London, Jan 3 : The drive to be perfect in body, mind and career among today's college students has increased by more than a third over the past three decades, says a new study.
The researchers suggest that perfectionism entails "an irrational desire to achieve along with being overly critical of oneself and others."
The study, published in the journal Psychological Bulletin, suggests that rise in perfectionism among young adults is being driven by a number of factors.
For example, the data suggest that social media use pressures young adults to perfect themselves in comparison to others, which makes them dissatisfied with their bodies and increases social isolation.
The drive to earn money, pressure to get a good education and setting lofty career goals are other areas in which today's young people exhibit perfectionism, the study said.
The researchers also pointed to a rise in meritocracy among millennials, in which universities encourage competition among students to move up the social and economic ladder.

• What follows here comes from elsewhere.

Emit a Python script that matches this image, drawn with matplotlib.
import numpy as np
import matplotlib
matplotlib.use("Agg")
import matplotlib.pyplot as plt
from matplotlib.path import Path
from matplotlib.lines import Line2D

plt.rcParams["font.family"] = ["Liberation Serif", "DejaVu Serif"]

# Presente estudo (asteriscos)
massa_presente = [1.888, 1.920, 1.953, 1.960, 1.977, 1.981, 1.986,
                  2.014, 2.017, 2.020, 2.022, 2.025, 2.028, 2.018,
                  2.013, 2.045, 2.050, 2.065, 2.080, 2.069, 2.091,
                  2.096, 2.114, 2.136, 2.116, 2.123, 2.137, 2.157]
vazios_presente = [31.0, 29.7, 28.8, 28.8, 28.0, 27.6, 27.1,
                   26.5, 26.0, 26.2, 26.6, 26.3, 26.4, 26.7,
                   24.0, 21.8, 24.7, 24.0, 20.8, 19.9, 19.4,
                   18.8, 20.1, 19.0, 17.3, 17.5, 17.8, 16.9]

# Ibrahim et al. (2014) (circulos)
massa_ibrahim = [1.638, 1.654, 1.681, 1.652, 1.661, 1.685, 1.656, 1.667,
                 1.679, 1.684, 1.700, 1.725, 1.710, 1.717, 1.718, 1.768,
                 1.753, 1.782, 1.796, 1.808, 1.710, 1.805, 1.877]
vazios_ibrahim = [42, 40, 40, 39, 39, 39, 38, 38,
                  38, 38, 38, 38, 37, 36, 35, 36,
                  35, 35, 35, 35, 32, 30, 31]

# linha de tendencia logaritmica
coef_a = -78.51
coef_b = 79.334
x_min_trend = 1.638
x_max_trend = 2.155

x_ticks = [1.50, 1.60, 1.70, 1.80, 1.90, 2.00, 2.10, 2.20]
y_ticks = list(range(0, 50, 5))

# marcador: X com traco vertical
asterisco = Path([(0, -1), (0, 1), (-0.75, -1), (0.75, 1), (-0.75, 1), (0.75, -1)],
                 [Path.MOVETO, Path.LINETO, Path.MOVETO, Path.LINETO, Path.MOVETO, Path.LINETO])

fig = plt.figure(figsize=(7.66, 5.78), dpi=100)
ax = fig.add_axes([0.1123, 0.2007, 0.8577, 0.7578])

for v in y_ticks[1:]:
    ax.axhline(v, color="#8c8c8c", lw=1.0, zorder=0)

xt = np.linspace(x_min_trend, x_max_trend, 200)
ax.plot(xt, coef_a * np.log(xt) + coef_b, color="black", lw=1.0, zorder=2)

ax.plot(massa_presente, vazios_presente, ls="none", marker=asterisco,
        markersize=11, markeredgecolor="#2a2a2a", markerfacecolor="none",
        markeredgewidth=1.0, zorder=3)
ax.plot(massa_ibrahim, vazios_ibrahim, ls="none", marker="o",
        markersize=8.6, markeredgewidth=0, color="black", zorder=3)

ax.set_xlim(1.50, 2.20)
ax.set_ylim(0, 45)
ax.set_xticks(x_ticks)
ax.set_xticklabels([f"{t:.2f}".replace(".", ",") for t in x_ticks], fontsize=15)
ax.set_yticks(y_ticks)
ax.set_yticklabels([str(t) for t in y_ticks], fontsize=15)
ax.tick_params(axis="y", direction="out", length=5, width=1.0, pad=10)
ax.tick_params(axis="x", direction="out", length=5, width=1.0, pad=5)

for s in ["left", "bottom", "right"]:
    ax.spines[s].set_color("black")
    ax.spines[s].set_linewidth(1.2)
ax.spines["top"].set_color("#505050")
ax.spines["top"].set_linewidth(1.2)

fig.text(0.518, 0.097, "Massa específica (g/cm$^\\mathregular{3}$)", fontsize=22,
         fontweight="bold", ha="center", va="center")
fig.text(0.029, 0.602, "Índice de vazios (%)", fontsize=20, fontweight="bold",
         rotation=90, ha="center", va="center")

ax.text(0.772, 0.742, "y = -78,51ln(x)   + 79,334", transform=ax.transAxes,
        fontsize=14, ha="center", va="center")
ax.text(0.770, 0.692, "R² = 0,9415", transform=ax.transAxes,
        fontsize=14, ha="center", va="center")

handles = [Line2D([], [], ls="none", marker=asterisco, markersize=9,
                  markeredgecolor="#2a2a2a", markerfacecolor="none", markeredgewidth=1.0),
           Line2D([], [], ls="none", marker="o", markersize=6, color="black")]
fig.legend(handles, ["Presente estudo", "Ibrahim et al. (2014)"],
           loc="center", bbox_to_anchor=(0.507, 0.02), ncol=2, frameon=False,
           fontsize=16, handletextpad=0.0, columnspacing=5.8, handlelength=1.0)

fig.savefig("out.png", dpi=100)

"Meritocracy places a strong need for young people to strive, perform and achieve in modern life," said lead author Thomas Curran of University of Bath in Britain.

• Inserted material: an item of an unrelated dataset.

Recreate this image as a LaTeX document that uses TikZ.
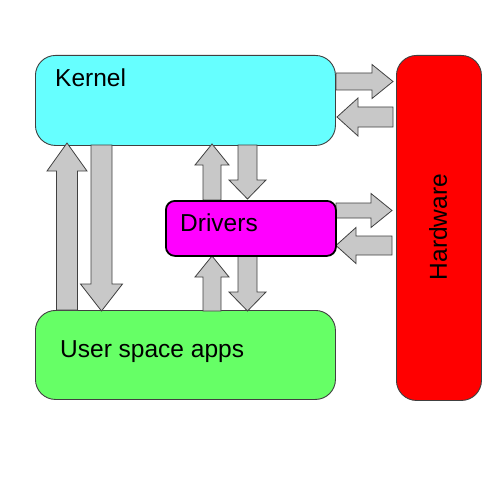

"Young people are responding by reporting increasingly unrealistic educational and professional expectations for themselves.
As a result, perfectionism is rising among millennials," Curran said.
For the study, the researchers analysed data from 41,641 American, Canadian and British college students from the late 1980s to 2016.
They measured three types of perfectionism -- self-oriented, or an irrational desire to be perfect; socially prescribed, or perceiving excessive expectations from others; and other-oriented, or placing unrealistic standards on others.
Specifically, between 1989 and 2016, the self-oriented perfectionism score increased by 10 per cent, socially prescribed increased by 33 per cent and other-oriented increased by 16 per cent, the study said.
The increase in perfectionism may in part be affecting the psychological health of students, said study co-author Andrew Hill of York St John University in England.